For progress we need mistakes.
What do you think are the biggest challenges that we have to overcome today?
We have to understand reality better. We need a balance between theory and practice. For this again please take economics as an example. It’s a world on its own. In finance we learn risks practically, but economists are not practitioners. They read each other, cite each other, work in university and create their own circle. And what happens when you want to teach your children finance? They won’t learn it from a finance person who knows all these tricks for survival. They learn it from economists. So it breaks the chain of transmission of knowledge. There should be a lot more feedback between universities and practice.
Do you have an idea how the economic system should become in the future?

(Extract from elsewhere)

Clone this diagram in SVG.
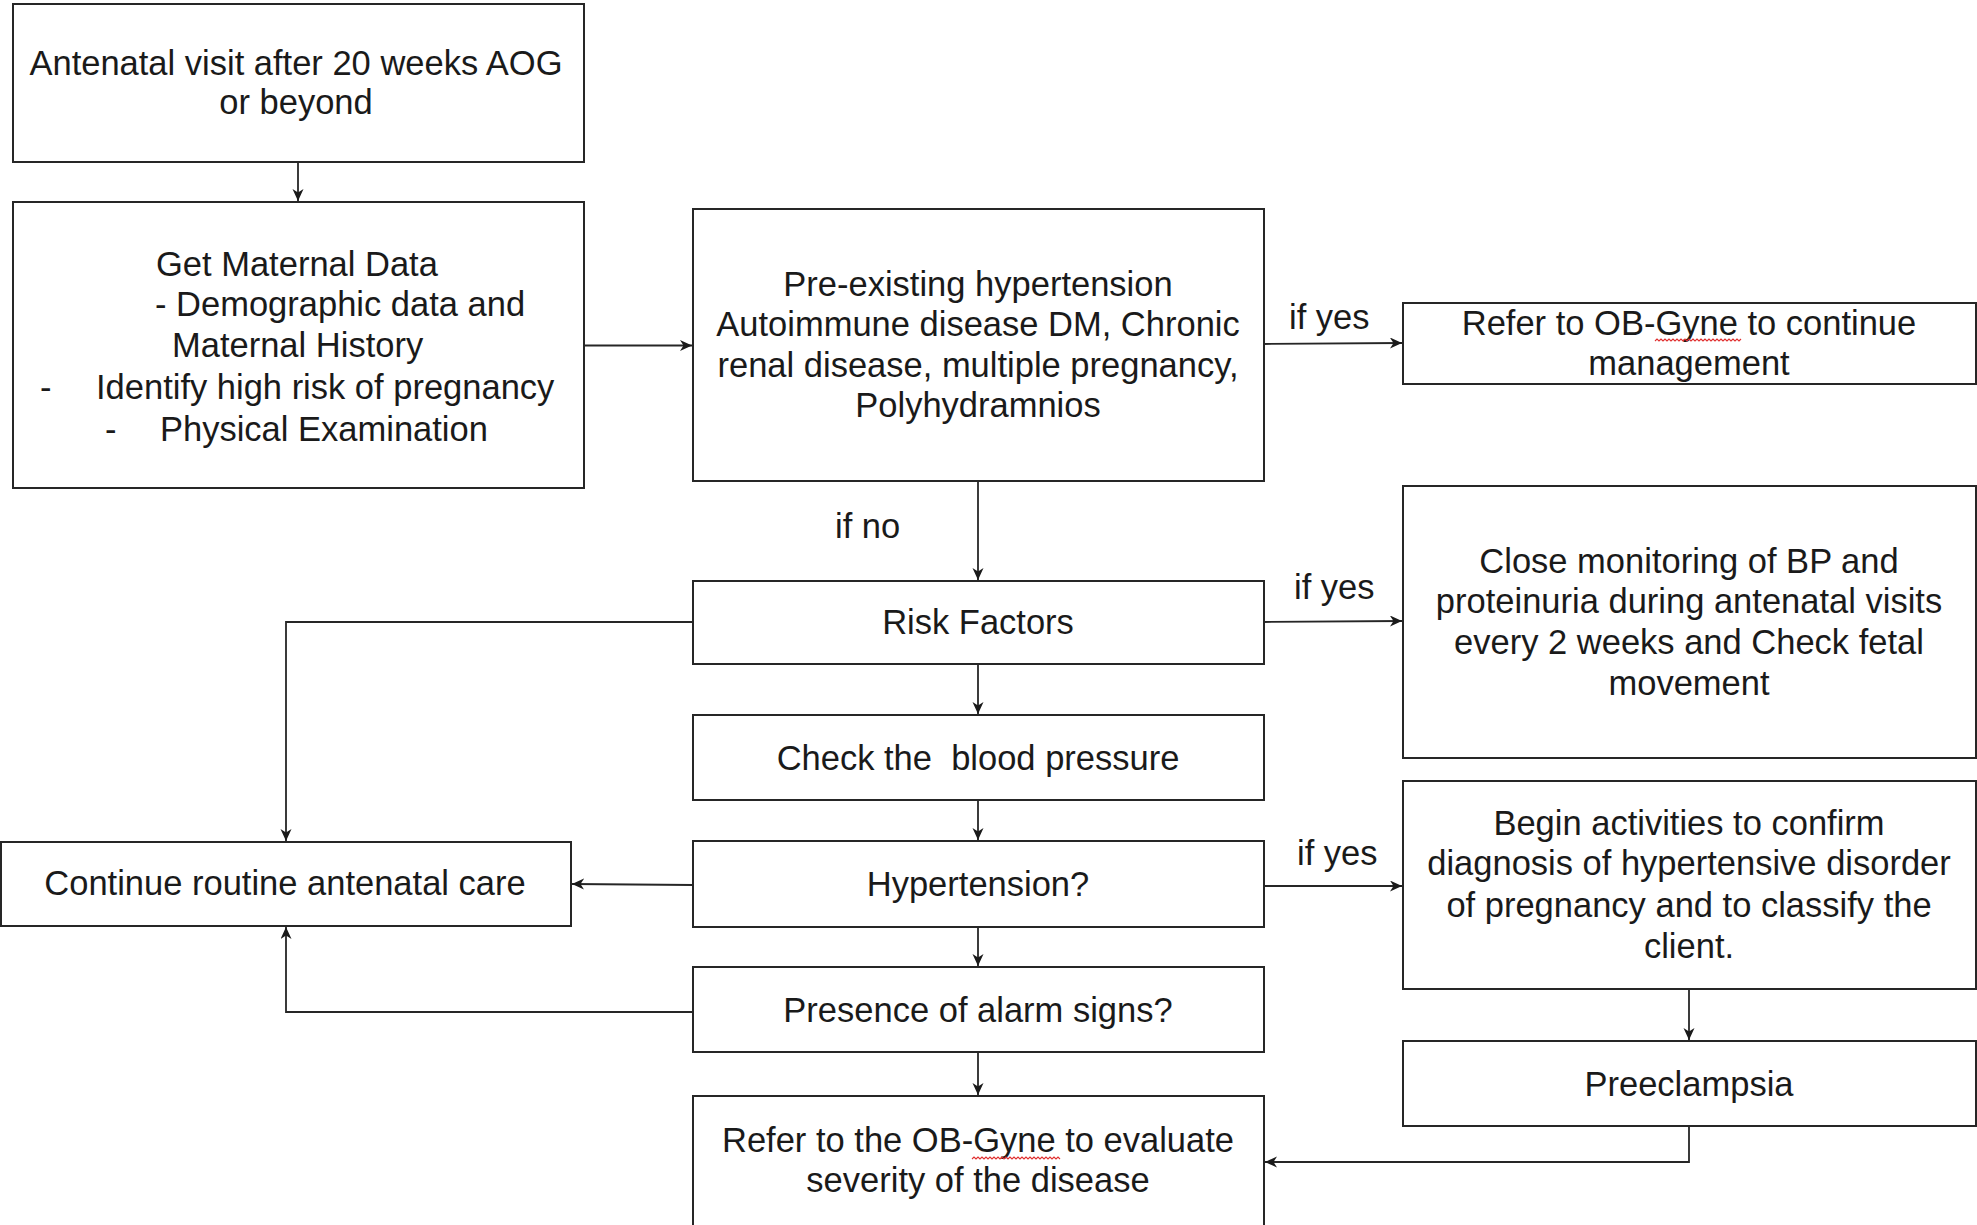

You know, the thing what matters is scale. What I want to convince people about is that small is beautiful. I tell them: “Find me a restaurant that has more than five hundred tables that can serve a decent meal.” Find me one, alright? So maybe it will work but it won’t last that long. I think all in all life would be local. You realize that the smaller the unit the more of a personal choice you have by picking what community you want to live in and who you want to live up to. You’d live closer to your neighbors, you will have local friends. With that you have a lot more governance because people live in a community. If you make a severe mistake, people will see you, people will notice you, so you will feel ashamed living in that community. And another important thing is to not have only a job but a profession.
So you say do something meaningful for yourself?
Exactly. The thing is you identify with your profession. You have this in Germany. You still have a huge amount of investment into your work. So you’re proud of your bread, you’re proud of your cars, you’re proud of whatever you’ve done. This to me is progress. I want the people on the planet wake up and say “I want to do something I’m proud of at the end of the day, even if it’s insignificant.”
If you consider you would have all relevant decision makers and all budget holders at one table and you could propose some initiatives to foster…
You see, I don’t like this business of big, of sitting together at a big table. My experience of these thing like TED-style NGOs is that they are more destructive. They do not have a mechanism of introspection to know if they’re helping or harming. You see, they have this self-righteous view of what they’re doing. And when you look at the record I’m not sure. And to me, if you want to help humanity, go open a bakery, make good bread, be proud of it and do small things bottom-up rather than have top-down mechanisms. I think that a good mechanism or a good system is not one that requires people to want to be saints. But a system that asks the people to do what they are made for. So if someone tells me: “I want to help humanity and solve hunger”, I tell them: “Listen. Go, you can help humanity the best by being honorable, doing your duty and contributing the smallest possible scale to the economy”.
About the interviewee: Nassim Taleb
Nassim Taleb's work focuses on uncertainty. He is a statistician and risk analyst who sees progress in taking a lot of risks but only the smaller ones. In 2007 the Professor of Risk Engineering at New York University Polytechnic School of Engineering published the book The Black Swan about unpredictable events, which spent 36 weeks on the New York Bestseller List.